With rising climate risks, the subsidies become that much more apparent. It’s bringing some of these subsidies into the light and recognizing that it’s a policy choice, that we encourage development, and we encourage people moving into harm’s way.
What will it take for that risk to be reflected in the market?
As a country, we’re very bad at this. Over the long run, we are willing to ignore some of these concerns and willing to, in certain ways, throw good money after bad. One example of this would be the ways in which we continually rebuild after hurricanes. There’s always a local effort to rebuild, bigger and better than ever before, in the exact same risky locations.
This is going to be a long-term, gradual process. I think there’s going to be a lot of resistance in the areas that have benefited from these subsidies. And getting back to the equity issue, there are a lot of low-income families in exposed communities that would have a very difficult time if some of these subsidies were taken away. There are real challenges to addressing all of these issues and in ‘getting the price right’ in terms of pricing climate risk that’s borne by households and communities.
How do you parse responsibility for the individual household, for the local community, and for the state and federal governments?
That’s one of the big challenges. There are communities that are struggling with the challenges of uninsurability. This is true in California and Florida, but I’ve been hearing from people who are facing these kinds of challenges all over the country. Small, Midwestern communities are struggling to find insurers who are willing to provide insurance when they’re seeing more risks related to river flooding or tornadoes or other types of risks. Ultimately, the question of who bears all these costs is a real challenge for policymakers and for households going forward.
The other thing is that a lot of the discussion has focused on homeowners. But there’s another angle here; as landlords struggle to find insurance, they then pass on the insurance costs to their renters.
Part of my research is on understanding the effects of climate on commercial real estate. If you view a construction project as being uninsurable down the line, you’re much less likely to start it at the beginning. I worry about the interaction between rising climate risks and our housing affordability crisis. Rising climate risk and the challenges of ensuring commercial properties are one more barrier to building more housing in America, whether that’s rental housing or owner-occupied housing, so thinking more about that interplay, I think, is an important issue going forward.
Flood insurance is already something that many homeowners have to add to their policies to be covered. Do you see fire insurance trending that way?
Much like the National Flood Insurance Program (NFIP), I wouldn’t be at all surprised if we saw a push for a national wildfire insurance program. Given the concentration of risk in a few areas, I think it’s a difficult thing for a single state to operate and diversify in a successful way. I think the signals that we’re seeing out of these big insurers (ceasing to write new policies in California) suggest that they’re not willing to bear this wildfire risk in the same way going forward. Something is going to have to step into the void.
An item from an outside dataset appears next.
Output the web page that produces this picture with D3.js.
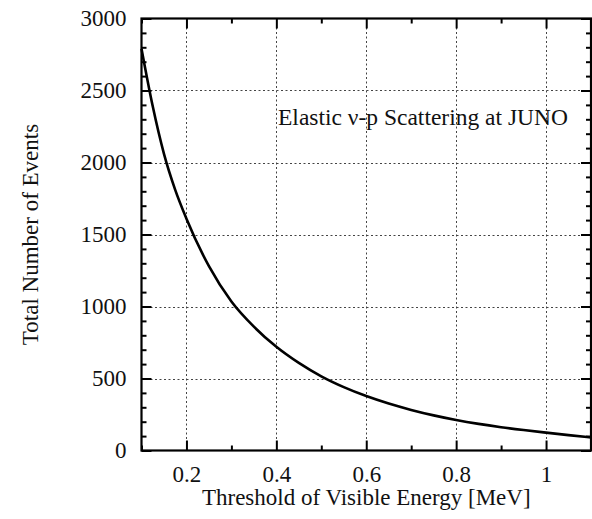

Undergirding all of this is that without a functioning insurance market, you can’t have a functioning mortgage market because you need to insure the collateral and lenders will not lend without insurance policies in place. It’s a fundamental feature of the housing market that we have functioning insurance and mortgage markets, and so something is going to have to step in to take that place if private insurers are not willing to do so. There’s a general reluctance to shift to regulating insurance at the federal level. The NFIP is unique in that regard. But I wouldn’t be surprised if we saw a push for other types of climate-related risks to be insured federally.
Homeowning has long been a cornerstone of the American dream. Is this still a good strategy?
Homeownership still has a ton of benefits, and I teach this to my MBA students. For example, it has significant tax advantages. There’s no other investment where the first $500,000 of capital gains are tax free. Homeownership is also, in many cases, a ticket of entry to communities that are otherwise difficult to access as a renter: accessing certain school districts, accessing certain amenities. In many suburban communities, the only option is to own, although we’re seeing the rise of single-family rentals.
But I think, in the careful calculus that any family has to make in weighing the costs and benefits of homeownership, now we need to put more weight on the costs as they relate to climate risks. We need to think about the ways in which we’re going to have to pay more for insurance going forward, and we’re going to have to think about the costs incurred by living through disasters. The cost-benefit calculus of homeownership is tilting away from homeownership, and I think it’s tilting away most dramatically in high-risk areas.